真正的問題在于,天平的另一端,政府對恐懼的必要制衡力量,在1980-2007年這段以美國為代表的發達市場高增長低通脹的“黃金年代”里缺位了。正是美聯儲、美國聯邦住房管理局以及房利美和房地美這樣的“政府支持企業”推出的政策,讓房地產繁榮難以為繼:大幅減免按揭利息稅以及房產轉讓所得稅的政策膨脹了房屋購買的需求,吸引大量投機客人場;房利美這樣的企業的存在,讓放貸機構以為自己的長期風險有政府擔保,從而降低了信貸審查標準;而在美國互聯網泡沫破滅后,美聯儲為遏制經濟衰退長時期奉行的低利率政策,不但助推了大宗商品價格泡沫的形成,更是制造房產泡沫的最重要力量。
于是,在房產價格會一直上漲的幻象中,信貸標準進一步被放寬,華爾街則通過發行更多的抵押貸款支持證券來賺取更多的傭金,評級機構則對這些證券給予慷慨的AAA評級。

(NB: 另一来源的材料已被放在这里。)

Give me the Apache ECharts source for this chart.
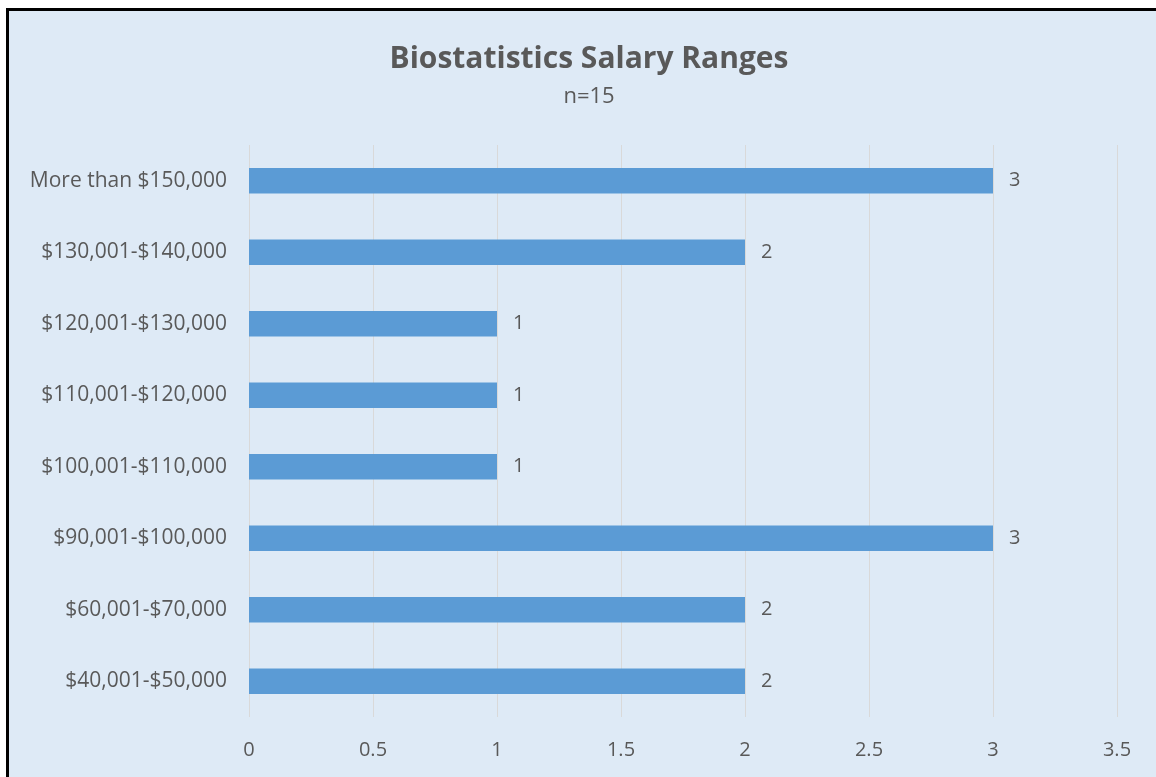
<!DOCTYPE html>
<html>
<head>
<meta charset="utf-8">
<title>Biostatistics Salary Ranges</title>
<script src="https://cdn.jsdelivr.net/npm/echarts@6/dist/echarts.min.js"></script>
<style>
  html, body {
    margin: 0;
    padding: 0;
    width: 1156px;
    height: 777px;
    overflow: hidden;
    background: #ffffff;
  }
  .frame {
    position: absolute;
    left: 6px;
    top: 8px;
    right: 0;
    bottom: 0;
    border-top: 3px solid #000;
    border-left: 3px solid #000;
    background: #deeaf6;
  }
  #chart {
    width: 100%;
    height: 100%;
  }
</style>
</head>
<body>
<div class="frame"><div id="chart"></div></div>
<script>
// salary ranges, bottom to top as drawn
const categories = [
  '$40,001-$50,000',
  '$60,001-$70,000',
  '$90,001-$100,000',
  '$100,001-$110,000',
  '$110,001-$120,000',
  '$120,001-$130,000',
  '$130,001-$140,000',
  'More than $150,000',
]
const counts = [2, 2, 3, 1, 1, 1, 2, 3]
const valueTicks = [0, 0.5, 1, 1.5, 2, 2.5, 3, 3.5]

const textColor = '#595959'
const font = 'Open Sans'

const chart = echarts.init(document.getElementById('chart'))

chart.setOption({
  backgroundColor: 'transparent',
  animation: false,
  title: {
    text: 'Biostatistics Salary Ranges',
    subtext: 'n=15',
    left: 575,
    textAlign: 'center',
    top: 28,
    itemGap: 12,
    textStyle: {
      color: textColor,
      fontFamily: font,
      fontWeight: 'bold',
      fontSize: 30,
    },
    subtextStyle: {
      color: textColor,
      fontFamily: font,
      fontSize: 22,
    },
  },
  grid: {
    left: 240,
    right: 39,
    top: 134,
    bottom: 60,
    containLabel: false,
  },
  xAxis: {
    type: 'value',
    min: valueTicks[0],
    max: valueTicks[valueTicks.length - 1],
    interval: 0.5,
    axisLine: { show: false },
    axisTick: { show: false },
    axisLabel: {
      color: textColor,
      fontFamily: font,
      fontSize: 20,
      margin: 23,
    },
    splitLine: {
      lineStyle: { color: '#d9d9d9', width: 1 },
    },
  },
  yAxis: {
    type: 'category',
    data: categories,
    axisLine: { show: false },
    axisTick: { show: false },
    axisLabel: {
      color: textColor,
      fontFamily: font,
      fontSize: 21,
      margin: 22,
      padding: [4, 0, 0, 0],
    },
  },
  series: [
    {
      type: 'bar',
      data: counts,
      barWidth: '36%',
      itemStyle: { color: '#5b9bd5' },
      label: {
        show: true,
        position: 'right',
        distance: 16,
        color: textColor,
        fontFamily: font,
        fontSize: 20,
        padding: [5, 0, 0, 0],
      },
    },
  ],
})
</script>
</body>
</html>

由于資產證券化在全球的盛行,風險得以被全球難以計數的投資機構承擔。當危機在去年夏天被引爆后,弱勢美元政策伴以美聯儲在流動性上的開閘放水,結果只是助長了新一波的大宗商品泡沫。當危機在今年初加重時,“按市值計價”(mark to market)的會計準則迫使各大金融機構在賬面上大規模沖銷所持與次級債券相關的資產,這使得即便現金流仍非常健康的投資銀行,也會發現自己頃刻間就處在懸崖邊上。而美國證監會2007年對做空行為的政策放寬導致“無券賣空”的盛行,則是處于困境中的金融機構的致命殺手。
要對這場危機進行徹底剖析,厘清責任,恐是接下來數年商業媒體和經濟學界的熱門話題。在眼下,我們須要堅信,自由市場固然不是萬能的,但政府干預主義的盛行,只會讓整個經濟體承受活力缺失甚至停滯倒退的巨大代價。